Ни один из воспоминателей и товарищей Достоевского, кто передал или продиктовал биографу свои воспоминания, — доктор Яновский, петрашевцы Кашкин, Момбелли, Пальм и др. — мысль Миллера никогда не опровергал. Имея в виду, что «Бесы» — это в значительной степени история революционной молодости Достоевского, а не только «почти исторический этюд» о нечаевских событиях 1869 года, интерпретаторы более позднего времени обнаружили в нем — наряду с хроникой былого и политической злобой дня — даже личные мемуары [177].
Однако оттого что автор последовательно и преднамеренно (как это видно по черновым заготовкам) вводил в антинигилистический памфлет «петрашевские» краски, роман еще не становился автобиографическим — тем более в психологическом смысле.
Пронзительно личные, обжигающе интимные интонации замысел начал обретать тогда, когда его герой, пройдя через невероятную череду превращений, приблизился наконец к той черте, за которой взрывался памфлет и вырастала трагическая мистерия.
23 июня 1870 года, заполняя «фантастическую страницу» в черновой тетради и пробуя то один, то другой сценарий для Князя, Достоевский вдруг (наверное, это действительно случилось внезапно) набросал несколько строк, которые высветили героя с весьма неожиданной стороны.
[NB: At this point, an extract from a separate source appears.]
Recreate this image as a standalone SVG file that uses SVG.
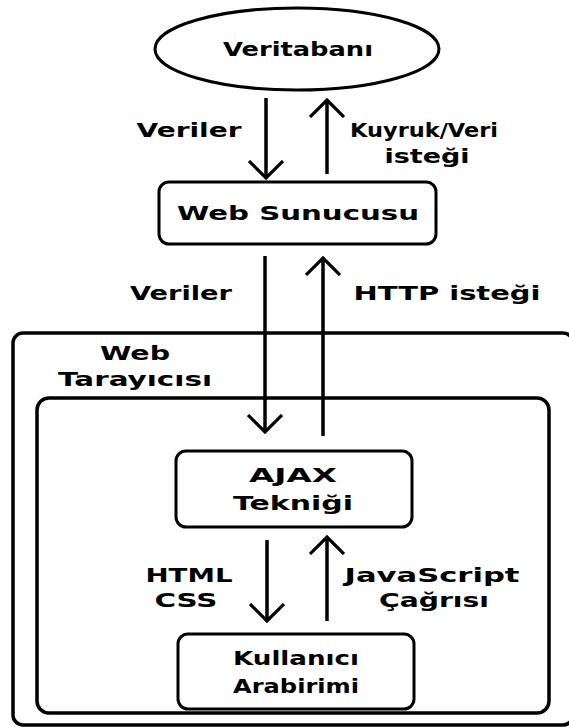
<svg xmlns="http://www.w3.org/2000/svg" width="569" height="727" viewBox="0 0 569 727">
  <defs>
    <marker id="head" viewBox="0 0 20 36" refX="18" refY="18" markerWidth="20" markerHeight="36" markerUnits="userSpaceOnUse" orient="auto">
      <path d="M1,1 L18,18 L1,35" fill="none" stroke="#000" stroke-width="3.2"/>
    </marker>
  </defs>
  <style>
    .lbl { font-family: "DejaVu Sans", Verdana, sans-serif; font-weight: bold; font-size: 19px; fill: #000; text-anchor: middle; }
    .node { fill: #fff; stroke: #000; stroke-width: 3; }
    .frame { fill: none; stroke: #000; stroke-width: 3.5; }
    .wire { fill: none; stroke: #000; stroke-width: 3.5; marker-end: url(#head); }
  </style>
  <rect width="569" height="727" fill="#fff"/>

  <!-- browser frame and inner page area -->
  <g id="web-tarayicisi">
    <rect class="frame" x="13" y="333" width="560" height="392" rx="10"/>
    <text class="lbl" x="135" y="360" textLength="70" lengthAdjust="spacingAndGlyphs">Web</text>
    <text class="lbl" x="135" y="386" textLength="154" lengthAdjust="spacingAndGlyphs">Tarayıcısı</text>
  </g>
  <g id="sayfa">
    <rect class="frame" x="37" y="398" width="512" height="315" rx="12" stroke-width="4"/>
  </g>

  <g id="veritabani">
    <ellipse class="node" cx="297" cy="49" rx="142" ry="41"/>
    <text class="lbl" x="298" y="56" textLength="150" lengthAdjust="spacingAndGlyphs">Veritabanı</text>
  </g>

  <g id="web-sunucusu">
    <rect class="node" x="159" y="182" width="277" height="62" rx="10"/>
    <text class="lbl" x="298" y="220" textLength="242" lengthAdjust="spacingAndGlyphs">Web Sunucusu</text>
  </g>

  <g id="ajax">
    <rect class="node" x="176" y="451" width="236" height="76" rx="10"/>
    <text class="lbl" x="293" y="482" textLength="88" lengthAdjust="spacingAndGlyphs">AJAX</text>
    <text class="lbl" x="293" y="510" textLength="120" lengthAdjust="spacingAndGlyphs">Tekniği</text>
  </g>

  <g id="kullanici-arabirimi">
    <rect class="node" x="178" y="634" width="236" height="75" rx="10"/>
    <text class="lbl" x="296" y="665" textLength="126" lengthAdjust="spacingAndGlyphs">Kullanıcı</text>
    <text class="lbl" x="296" y="693" textLength="126" lengthAdjust="spacingAndGlyphs">Arabirimi</text>
  </g>

  <!-- connectors -->
  <g id="baglantilar">
    <path class="wire" d="M266,98 V178"/>
    <path class="wire" d="M327,174 V100"/>
    <path class="wire" d="M265,256 V432"/>
    <path class="wire" d="M323,436 V258"/>
    <path class="wire" d="M267,540 V621"/>
    <path class="wire" d="M327,621 V537"/>
  </g>

  <!-- connector labels -->
  <g id="etiketler">
    <text class="lbl" x="189" y="137" textLength="105" lengthAdjust="spacingAndGlyphs">Veriler</text>
    <text class="lbl" x="424" y="137" textLength="148" lengthAdjust="spacingAndGlyphs">Kuyruk/Veri</text>
    <text class="lbl" x="427" y="163" textLength="85" lengthAdjust="spacingAndGlyphs">isteği</text>
    <text class="lbl" x="181" y="300" textLength="102" lengthAdjust="spacingAndGlyphs">Veriler</text>
    <text class="lbl" x="447" y="300" textLength="187" lengthAdjust="spacingAndGlyphs">HTTP isteği</text>
    <text class="lbl" x="189" y="582" textLength="87" lengthAdjust="spacingAndGlyphs">HTML</text>
    <text class="lbl" x="186" y="607" textLength="63" lengthAdjust="spacingAndGlyphs">CSS</text>
    <text class="lbl" x="432" y="582" textLength="175" lengthAdjust="spacingAndGlyphs">JavaScript</text>
    <text class="lbl" x="434" y="607" textLength="110" lengthAdjust="spacingAndGlyphs">Çağrısı</text>
  </g>
</svg>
Прежде скучающий, но чрезвычайно словоохотливый, Князь вдруг сделался странно молчаливым.
«Князь слушает жадно, но молчит и хоть ничего не говорит, но видно, что он господин разговора. Он прислушивается и приглядывается. Угрюм и важен… Иногда молчаливо любопытен и язвителен, как Мефистофель. Спрашивает как власть имеющий, и везде как власть имеющий».
Эта заметка появилась, скорее всего, «под пером»: повинуясь какому-то импульсу, какому-то неясному намеку, Достоевский заставил еще достаточно аморфного Князя встретить страстные речи Шатова «о России, об антихристе и подвиге» многозначительным мефистофельским молчанием.
Ни в тот, ни в последующие дни лета 1870 года, когда работа над Князем покатилась наконец к финальному решению, в тетрадях Достоевского так и не появилось имя, которое — будь оно там — с непреложностью доказало бы точный источник мефистофельских ассоциаций. Однако в том, что Князь, внезапно напомнивший Достоевскому о Мефистофеле, а затем за полтора летних месяца доведенный до полной демонической кондиции, так и не получил в черновиках (по примеру других персонажей) имя возможного прототипа, заключался особый смысл.
Странно было бы признаваться в записной тетради, что маска Мефистофеля, мелькнувшая вдруг в облике Князя, магически воскресила память. Нечто глубоко в ней спрятанное вспыхнуло и загорелось — и этот огонь придал мучительным и до того бесплодным поискам чудодейственную энергию и целеустремленность.
Явленная автору цель санкционировала право на молчание — тем более что имелись на это причины и сугубо личного свойства.